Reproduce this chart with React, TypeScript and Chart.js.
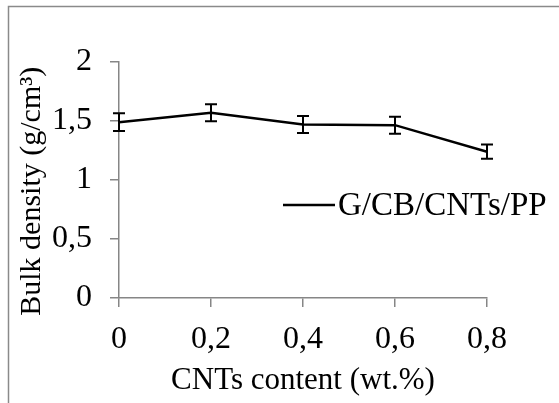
import React, { useEffect, useRef } from "react";
import { Chart, registerables } from "chart.js";

Chart.register(...registerables);

const categories = ["0", "0,2", "0,4", "0,6", "0,8"];
const densityValues = [1.49, 1.57, 1.47, 1.465, 1.24];
const densityErrors = [0.075, 0.073, 0.072, 0.072, 0.06];
const seriesLabel = "G/CB/CNTs/PP";
const xTitle = "CNTs content (wt.%)";
const yTitle = "Bulk density (g/cm³)";

const FONT = "'Liberation Serif', 'Times New Roman', serif";
const AXIS_GRAY = "#868686";

const errorBarPlugin = {
  id: "errorBars",
  afterDatasetsDraw(chart: any) {
    const { ctx, scales } = chart;
    const xs = scales.x;
    const ys = scales.y;
    ctx.save();
    ctx.strokeStyle = "#000";
    ctx.lineWidth = 2;
    densityValues.forEach((v, i) => {
      const x = xs.getPixelForValue(i);
      const yt = ys.getPixelForValue(v + densityErrors[i]);
      const yb = ys.getPixelForValue(v - densityErrors[i]);
      ctx.beginPath();
      ctx.moveTo(x, yt);
      ctx.lineTo(x, yb);
      ctx.moveTo(x - 6, yt);
      ctx.lineTo(x + 6, yt);
      ctx.moveTo(x - 6, yb);
      ctx.lineTo(x + 6, yb);
      ctx.stroke();
    });
    ctx.restore();
  },
};

const framePlugin = {
  id: "frame",
  beforeDraw(chart: any) {
    const { ctx, width, height } = chart;
    ctx.save();
    ctx.fillStyle = "#fff";
    ctx.fillRect(0, 0, width, height);
    ctx.strokeStyle = "#8a8a8a";
    ctx.lineWidth = 1.5;
    ctx.beginPath();
    ctx.moveTo(8.5, height);
    ctx.lineTo(8.5, 6.5);
    ctx.lineTo(width, 6.5);
    ctx.stroke();
    ctx.restore();
  },
};

const legendPlugin = {
  id: "innerLegend",
  afterDraw(chart: any) {
    const { ctx } = chart;
    ctx.save();
    ctx.strokeStyle = "#000";
    ctx.lineWidth = 2.5;
    ctx.beginPath();
    ctx.moveTo(283, 205);
    ctx.lineTo(335, 205);
    ctx.stroke();
    ctx.fillStyle = "#000";
    ctx.font = `33px ${FONT}`;
    ctx.textBaseline = "middle";
    ctx.textAlign = "left";
    ctx.fillText(seriesLabel, 338, 206);
    ctx.restore();
  },
};

export default function App() {
  const ref = useRef<HTMLCanvasElement>(null);

  useEffect(() => {
    if (!ref.current) return;
    const chart = new Chart(ref.current, {
      type: "line",
      data: {
        labels: categories,
        datasets: [
          {
            label: seriesLabel,
            data: densityValues,
            borderColor: "#000",
            backgroundColor: "#000",
            borderWidth: 2.5,
            pointRadius: 0,
            tension: 0,
          },
        ],
      },
      options: {
        animation: false,
        responsive: false,
        devicePixelRatio: 1,
        layout: { padding: { left: 14, top: 62, right: 72, bottom: 4 } },
        plugins: {
          legend: { display: false },
          tooltip: { enabled: false },
        },
        scales: {
          x: {
            type: "category",
            offset: false,
            afterFit: (s: any) => {
              s.height = 101;
            },
            grid: {
              drawOnChartArea: false,
              drawTicks: true,
              tickLength: 9,
              color: AXIS_GRAY,
              lineWidth: 1.5,
            },
            border: { color: AXIS_GRAY, width: 1.5 },
            ticks: {
              color: "#000",
              padding: 13,
              maxRotation: 0,
              font: { family: FONT, size: 32 },
            },
            title: {
              display: true,
              text: xTitle,
              color: "#000",
              padding: { top: 0, bottom: 0 },
              font: { family: FONT, size: 31 },
            },
          },
          y: {
            min: 0,
            max: 2,
            afterFit: (s: any) => {
              s.width = 105;
            },
            grid: {
              drawOnChartArea: false,
              drawTicks: true,
              tickLength: 9,
              color: AXIS_GRAY,
              lineWidth: 1.5,
            },
            border: { color: AXIS_GRAY, width: 1.5 },
            ticks: {
              stepSize: 0.5,
              color: "#000",
              padding: 18,
              font: { family: FONT, size: 32 },
              callback: (v: any) => String(v).replace(".", ","),
            },
            title: {
              display: true,
              text: yTitle + "   ",
              color: "#000",
              padding: { top: 0, bottom: 0 },
              font: { family: FONT, size: 30 },
            },
          },
        },
      },
      plugins: [framePlugin, errorBarPlugin, legendPlugin],
    });
    return () => chart.destroy();
  }, []);

  return (
    <div style={{ position: "fixed", left: 0, top: 0, width: 559, height: 403, background: "#fff" }}>
      <canvas ref={ref} width={559} height={403} style={{ display: "block" }} />
    </div>
  );
}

PROBLEM DETAILS ▸
Look through the material and copy each line that has "React".

EXERCISE ANSWER ▸
Reproduce this chart with React, TypeScript and Chart.js.
import React, { useEffect, useRef } from "react";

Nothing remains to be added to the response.